§ **WHAT IS ASKED**: Check each line of the data for "React" and select those that have it.

>> Start

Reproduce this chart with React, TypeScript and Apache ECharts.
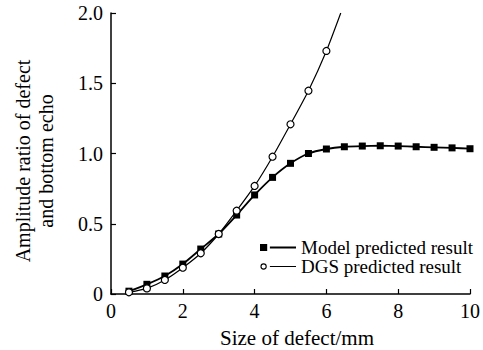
import React, { useEffect, useRef } from "react";
import * as echarts from "echarts";

const modelX = [0.5, 1, 1.5, 2, 2.5, 3, 3.5, 4, 4.5, 5, 5.5, 6, 6.5, 7, 7.5, 8, 8.5, 9, 9.5, 10];
const modelY = [0.02, 0.069, 0.128, 0.213, 0.32, 0.427, 0.562, 0.705, 0.83, 0.93, 1.0, 1.032, 1.048, 1.053, 1.055, 1.053, 1.048, 1.044, 1.04, 1.034];
const dgsX = [0.5, 1, 1.5, 2, 2.5, 3, 3.5, 4, 4.5, 5, 5.5, 6];
const dgsY = [0.012, 0.04, 0.1, 0.187, 0.29, 0.427, 0.593, 0.769, 0.977, 1.208, 1.447, 1.73];
const dgsEnd = [6.4, 2.0];
const xTicks = [0, 2, 4, 6, 8, 10];
const yTicks = [0, 0.5, 1.0, 1.5, 2.0];
const yTitle = "Amplitude ratio of defect\nand bottom echo";
const xTitle = "Size of defect/mm";

const FONT = "Liberation Serif, Times New Roman, Times, DejaVu Serif, serif";

export default function App() {
  const ref = useRef<HTMLDivElement>(null);
  useEffect(() => {
    const chart = echarts.init(ref.current!, null, { renderer: "svg" });
    const modelData = modelX.map((x, i) => [x, modelY[i]]);
    const dgsData: any[] = dgsX.map((x, i) => [x, dgsY[i]]);
    dgsData.push({ value: dgsEnd, symbol: "none" });
    chart.setOption({
      animation: false,
      backgroundColor: "#fff",
      textStyle: { fontFamily: FONT, color: "#000" },
      grid: { left: 111, right: 13, top: 13, bottom: 56, containLabel: false, outerBoundsMode: "none" },
      graphic: [
        {
          type: "text",
          x: 34,
          y: 161,
          rotation: Math.PI / 2,
          style: {
            text: yTitle,
            fontFamily: FONT,
            fontSize: 20,
            lineHeight: 23,
            fill: "#000",
            align: "center",
            verticalAlign: "middle",
          },
        },
      ],
      legend: {
        orient: "vertical",
        right: 5,
        top: 233,
        align: "left",
        itemWidth: 36,
        itemHeight: 8,
        itemGap: 0,
        itemTextGap: 6,
        selectedMode: false,
        textStyle: { fontFamily: FONT, fontSize: 19, color: "#000" },
        data: [
          {
            name: "Model predicted result",
            icon: "path://M0,0h8v8h-8z M11,3h29v2h-29z",
            itemStyle: { color: "#000", borderWidth: 0 },
          },
          {
            name: "DGS predicted result",
            icon: "path://M0.5,4a3.5,3.5 0 1,0 7,0a3.5,3.5 0 1,0 -7,0z M1.7,4a2.3,2.3 0 1,1 4.6,0a2.3,2.3 0 1,1 -4.6,0z M11,3.4h29v1.2h-29z M0,0 M40,8",
            itemStyle: { color: "#000", borderWidth: 0 },
          },
        ],
      },
      xAxis: {
        type: "value",
        min: xTicks[0],
        max: xTicks[xTicks.length - 1],
        interval: 2,
        name: xTitle,
        nameLocation: "middle",
        nameGap: 33,
        nameTextStyle: { fontFamily: FONT, fontSize: 21, color: "#000", padding: [0, 0, 0, 13] },
        axisLine: { lineStyle: { color: "#000", width: 1.5 } },
        axisTick: { inside: true, length: 5, lineStyle: { color: "#000", width: 1.2 } },
        axisLabel: { fontFamily: FONT, fontSize: 20, color: "#000", margin: 7 },
        splitLine: { show: false },
      },
      yAxis: {
        type: "value",
        min: yTicks[0],
        max: yTicks[yTicks.length - 1],
        interval: 0.5,
        axisLine: { show: true, lineStyle: { color: "#000", width: 1.5 } },
        axisTick: { show: true, inside: true, length: 5, lineStyle: { color: "#000", width: 1.2 } },
        axisLabel: {
          fontFamily: FONT,
          fontSize: 20,
          color: "#000",
          margin: 8,
          formatter: (v: number) => (v === 0 ? "0" : v.toFixed(1)),
        },
        splitLine: { show: false },
      },
      series: [
        {
          name: "Model predicted result",
          type: "line",
          data: modelData,
          smooth: 0.2,
          symbol: "rect",
          symbolSize: 7,
          itemStyle: { color: "#000" },
          lineStyle: { color: "#000", width: 1.8 },
          z: 2,
        },
        {
          name: "DGS predicted result",
          type: "line",
          data: dgsData,
          smooth: 0.2,
          symbol: "circle",
          symbolSize: 7,
          itemStyle: { color: "#fff", borderColor: "#000", borderWidth: 1.2 },
          lineStyle: { color: "#000", width: 1.2 },
          z: 3,
        },
      ],
    });
    return () => chart.dispose();
  }, []);
  return (
    <div
      ref={ref}
      style={{ position: "fixed", left: 0, top: 0, width: 483, height: 350, background: "#fff" }}
    />
  );
}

>> End

§ **OUTPUT FOR THIS EXERCISE**:
Reproduce this chart with React, TypeScript and Apache ECharts.
import React, { useEffect, useRef } from "react";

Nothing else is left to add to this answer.